I have created a project and wrote an article, found elsewhere on CodeProject, for just this purpose – monitoring and controlling Oracle services – it’s called Oracle Service Manager.
Using Design Patterns
There are two primary issues to solve. The first is the state of the service. The operations performed on a service (e.g. Start, Stop, Pause, and Continue) are dependent on the internal state of the service. In other words, a running service can be stopped and, possibly, paused; however it cannot be started or continued. Most of the time, this issue is solved with a big conditional statement. The State pattern puts each branch of the conditional statement in a separate class. [GHJV98]

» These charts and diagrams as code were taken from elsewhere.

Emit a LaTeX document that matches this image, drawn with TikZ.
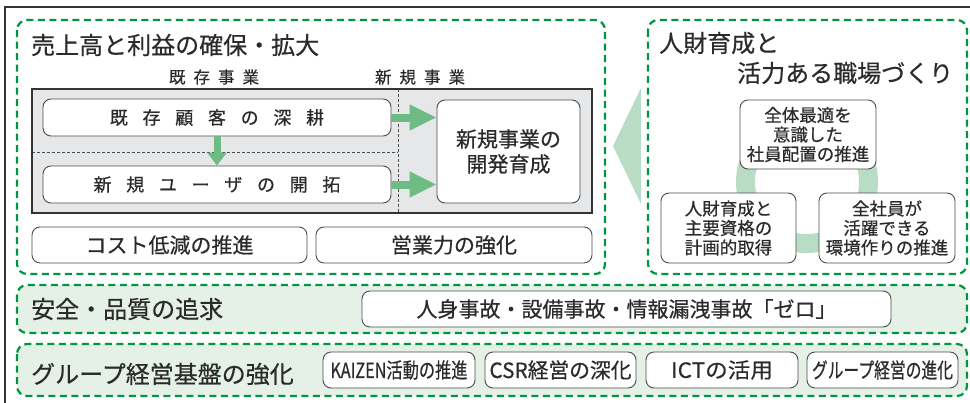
\documentclass[tikz,border=0pt]{standalone}
\usepackage{fontspec}
\usepackage{graphicx}
\setmainfont{Noto Sans CJK JP}[FakeBold=0.5]
\usetikzlibrary{arrows.meta}
\definecolor{txt}{HTML}{2B2B2B}
\definecolor{dgreen}{RGB}{0,150,64}
\definecolor{agreen}{RGB}{110,187,131}
\definecolor{lgreen}{RGB}{185,220,196}
\definecolor{rowfill}{RGB}{229,240,231}
\definecolor{boxgray}{HTML}{E6E7E8}
\definecolor{framec}{HTML}{333333}
\newcommand{\gp}{\hspace{14.7pt}}
\newcommand{\gs}{\hspace{8pt}}
\begin{document}
\begin{tikzpicture}[x=1pt,y=-1pt,
  dbox/.style={draw=dgreen, line width=2.2pt, dash pattern=on 7pt off 4.5pt, rounded corners=10pt},
  rbox/.style={draw=black!70, line width=0.9pt, fill=white, rounded corners=8pt, inner sep=0pt, align=center, text=txt},
  ttl/.style={anchor=west, inner sep=0pt, text=txt, font=\fontsize{24}{28}\selectfont},
  mid/.style={font=\fontsize{21}{25}\selectfont},
  sml/.style={font=\fontsize{17.5}{19.5}\selectfont},
  sup/.style={inner sep=0pt, text=txt, font=\fontsize{16.5}{20}\selectfont},
  arr/.style={agreen, line width=8pt, -{Triangle[width=24pt,length=27pt]}},
  darr/.style={agreen, line width=7pt, -{Triangle[width=19pt,length=13pt]}},
  sep/.style={draw=black!70, line width=0.8pt, dash pattern=on 3pt off 2pt}]
\useasboundingbox (0,0) rectangle (970,402);
% outer frame
\draw[framec, line width=2pt] (5,410) -- (5,7) -- (975,7);
% row backgrounds
\fill[rowfill, rounded corners=10pt] (17,285) rectangle (967,333);
\fill[rowfill, rounded corners=10pt] (17,344) rectangle (967,396);
% light green triangle and ring
\fill[lgreen] (613,146) -- (641,88) -- (641,204) -- cycle;
\draw[lgreen, line width=19pt] (807,182) circle (61.5);
% dashed group boxes
\draw[dbox] (17,20) rectangle (605,274);
\draw[dbox] (648,20) rectangle (967,274);
\draw[dbox] (17,285) rectangle (967,333);
\draw[dbox] (17,344) rectangle (967,396);
% gray area
\fill[boxgray] (32,89) rectangle (592,213);
\draw[sep] (398,89) -- (398,213);
\draw[sep] (32,152) -- (398,152);
\draw[framec, line width=2.5pt] (32,89) rectangle (592,213);
% titles
\node[ttl] (t1) at (31,45) {売上高と利益の確保・拡大};
\node[ttl] (t2a) at (659,43) {人財育成と};
\node[ttl] (t2b) at (737,73) {活力ある職場づくり};
\node[ttl] (t3) at (31,309) {安全・品質の追求};
\node[ttl] (t4) at (31,374) {グループ経営基盤の強化};
\node[sup] (l1) at (214,77) {既\gs 存\gs 事\gs 業};
\node[sup] (l2) at (420,77) {新\gs 規\gs 事\gs 業};
% boxes
\node[rbox, minimum width=348pt, minimum height=37pt, font=\fontsize{18}{22}\selectfont] (k1) at (217,117.5) {既\gp 存\gp 顧\gp 客\gp の\gp 深\gp 耕};
\node[rbox, minimum width=348pt, minimum height=37pt, font=\fontsize{18}{22}\selectfont] (k2) at (217,184.5) {新\gp 規\gp ユ\gp ー\gp ザ\gp の\gp 開\gp 拓};
\node[rbox, mid, minimum width=143pt, minimum height=103pt] (nb) at (508.5,151.5) {新規事業の\\開発育成};
\node[rbox, mid, minimum width=275pt, minimum height=36pt] (c1) at (169.5,245) {コスト低減の推進};
\node[rbox, mid, minimum width=276pt, minimum height=36pt] (c2) at (454,245) {営業力の強化};
\node[rbox, sml, minimum width=136pt, minimum height=69pt] (r1) at (808,134.5) {全体最適を\\意識した\\社員配置の推進};
\node[rbox, sml, minimum width=135pt, minimum height=70pt] (r2) at (728.5,228) {人財育成と\\主要資格の\\計画的取得};
\node[rbox, sml, minimum width=136pt, minimum height=70pt] (r3) at (887,228) {全社員が\\活躍できる\\環境作りの推進};
\node[rbox, mid, minimum width=529pt, minimum height=36pt] (s1) at (626.5,309) {人身事故・設備事故・情報漏洩事故「ゼロ」};
\node[rbox, mid, minimum width=152pt, minimum height=36pt] (g1) at (399,370) {\resizebox{137pt}{\height}{KAIZEN活動の推進}};
\node[rbox, mid, minimum width=151pt, minimum height=36pt] (g2) at (560.5,370) {\resizebox{142pt}{\height}{CSR経営の深化}};
\node[rbox, mid, minimum width=152pt, minimum height=36pt] (g3) at (722,370) {\resizebox{102pt}{\height}{ICTの活用}};
\node[rbox, mid, minimum width=151pt, minimum height=36pt] (g4) at (882.5,370) {\resizebox{141pt}{\height}{グループ経営の進化}};
% arrows
\draw[arr] (k1.east) -- (k1.east -| nb.west);
\draw[arr] (k2.east) -- (k2.east -| nb.west);
\draw[darr] (k1.south) -- (k2.north);
\end{tikzpicture}
\end{document}
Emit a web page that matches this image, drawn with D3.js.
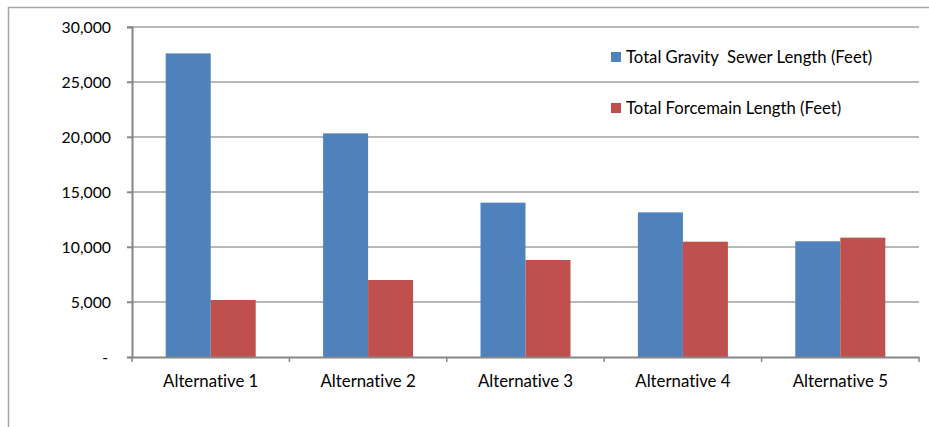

The second issue concerns notifying interested parties of the change in state. When a running service stops, all parties interested in observing the service should be notified of the new state regardless of whether that party initiated the request. The Observer pattern allows us to notify other objects without making assumptions about who these objects are. In other words, you don't want these objects tightly coupled. [GHJV98]
Gamma et al, classify both patterns as behavioral. In addition, the two patterns have a relationship to one another in this library. That is, examining the two patterns reveals, the observer pattern means nothing unless the state of a service changes. This implies that the observer pattern has a dependency on the state pattern. Therefore, the observer pattern implementation needs to subclass the state pattern implementation. In short, the observer subject will derive from, or extend, the state context class.
The state pattern declares each state be represented by a concrete class. This introduces a decision of when to allocate and clean up the concrete state objects. Since we are only interested in tracking one service at a time, and we have a limited number of concrete states, we can minimize memory allocations by creating all concrete state objects at startup. This introduces a requirement to ensure and manage a single instance. This problem is solved by a third pattern – the Singleton pattern [GHJV98].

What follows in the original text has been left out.